European Urology Open Science (Oct 2023)
A Machine Learning Framework Reduces the Manual Workload for Systematic Reviews of the Diagnostic Performance of Prostate Magnetic Resonance Imaging
Abstract
Prostate magnetic resonance imaging has become the imaging standard for prostate cancer in various clinical settings, with interpretation standardized according to the Prostate Imaging Reporting and Data System (PI-RADS). Each year, hundreds of scientific studies that report on the diagnostic performance of PI-RADS are published. To keep up with this ever-increasing evidence base, systematic reviews and meta-analyses are essential. As systematic reviews are highly resource-intensive, we investigated whether a machine learning framework can reduce the manual workload and speed up the screening process (title and abstract).
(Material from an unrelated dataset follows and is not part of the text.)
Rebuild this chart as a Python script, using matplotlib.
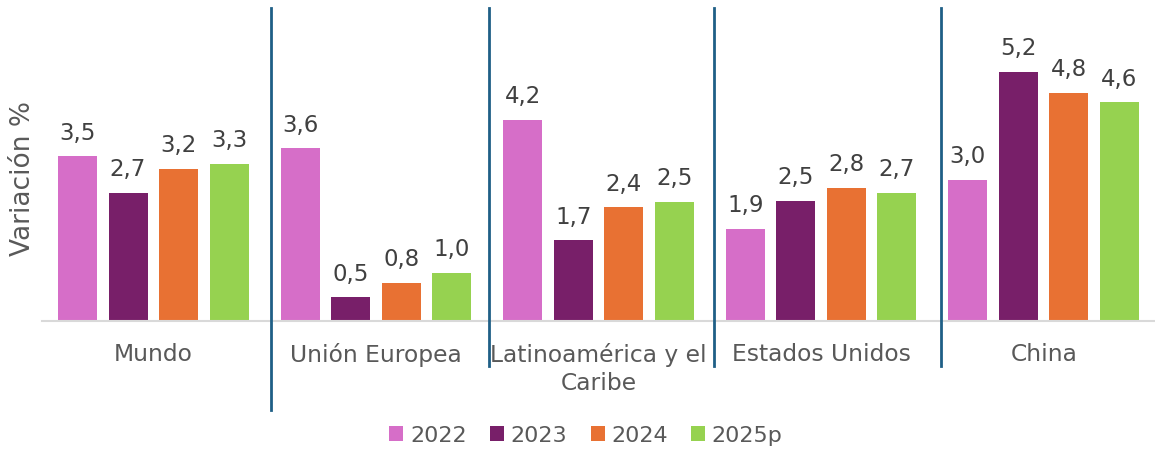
import matplotlib
matplotlib.use("Agg")
import matplotlib.pyplot as plt
import numpy as np

categories = ["Mundo", "Unión Europea", "Latinoamérica y el\nCaribe", "Estados Unidos", "China"]
series_names = ["2022", "2023", "2024", "2025p"]
v2022 = [3.46, 3.63, 4.24, 1.93, 2.97]
v2023 = [2.69, 0.49, 1.69, 2.52, 5.24]
v2024 = [3.20, 0.79, 2.39, 2.80, 4.81]
v2025 = [3.30, 1.00, 2.50, 2.69, 4.60]
series = [v2022, v2023, v2024, v2025]
colors = ["#D66EC8", "#781F69", "#E87133", "#96D250"]

W, H = 1155, 451
fig = plt.figure(figsize=(W / 100, H / 100), dpi=100)
left, right, base_px = 42, 1155, 320.5
px_per_unit = 47.4
ymax = 6.0
ax_h = ymax * px_per_unit
ax = fig.add_axes([left / W, (H - base_px) / H, (right - left) / W, ax_h / H])

x = np.arange(len(categories))
bw = 0.175
step = 0.227
for i, (vals, c, name) in enumerate(zip(series, colors, series_names)):
    pos = x + (i - 1.5) * step
    ax.bar(pos, vals, width=bw, color=c, label=name, zorder=2)
    for xp, v in zip(pos, vals):
        ax.annotate(f"{v:.1f}".replace(".", ","), (xp, v), xytext=(0, 12),
                    textcoords="offset points", ha="center", va="baseline",
                    fontsize=16.5, color="#404040", annotation_clip=False)

ax.set_xlim(-0.5, 4.5)
ax.set_ylim(0, ymax)
for s in ["top", "right", "left"]:
    ax.spines[s].set_visible(False)
ax.spines["bottom"].set_color("#D9D9D9")
ax.spines["bottom"].set_linewidth(1.5)
ax.set_yticks([])
ax.set_xticks(x)
ax.set_xticklabels(categories, fontsize=16.8, color="#595959", linespacing=1.3)
ax.tick_params(axis="x", length=0, pad=16)
ax.set_ylabel("Variación %", fontsize=19, color="#595959", labelpad=4)

# separator lines
sep_x = [0.529, 1.508, 2.519, 3.539]
sep_bottom = [410, 366, 366, 366]
for sx, sb in zip(sep_x, sep_bottom):
    y0 = (base_px - sb) / px_per_unit
    y1 = (base_px - 8) / px_per_unit
    ax.plot([sx, sx], [y0, y1], color="#1F5F86", lw=2, clip_on=False, zorder=3)

leg = fig.legend(loc="center", bbox_to_anchor=(586 / W, 1 - 435.5 / H), ncol=4,
                 frameon=False, fontsize=16, handlelength=0.63, handleheight=0.63,
                 handletextpad=0.3, columnspacing=1.05, labelcolor="#595959")

fig.savefig("out.png", dpi=100)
We used search results from a living systematic review of the diagnostic performance of PI-RADS (1585 studies, of which 482 were potentially eligible after screening). A naïve Bayesian classifier was implemented in an active learning environment for classification of the titles and abstracts. Our outcome variable was the percentage of studies that can be excluded after 95% of relevant studies have been identified by the classifier (work saved over sampling: WSS@95%). In simulation runs of the entire screening process (controlling for classifier initiation and the frequency of classifier updating), we obtained a WSS@95% value of 28% (standard error of the mean ±0.1%). Applied prospectively, our classification framework would translate into a significant reduction in manual screening effort. Patient summary: Systematic reviews of scientific evidence are labor-intensive and take a lot of time. For example, many studies on prostate cancer diagnosis via MRI (magnetic resonance imaging) are published every year. We describe the use of machine learning to reduce the manual workload in screening search results. For a review of MRI for prostate cancer diagnosis, this approach reduced the screening workload by about 28%.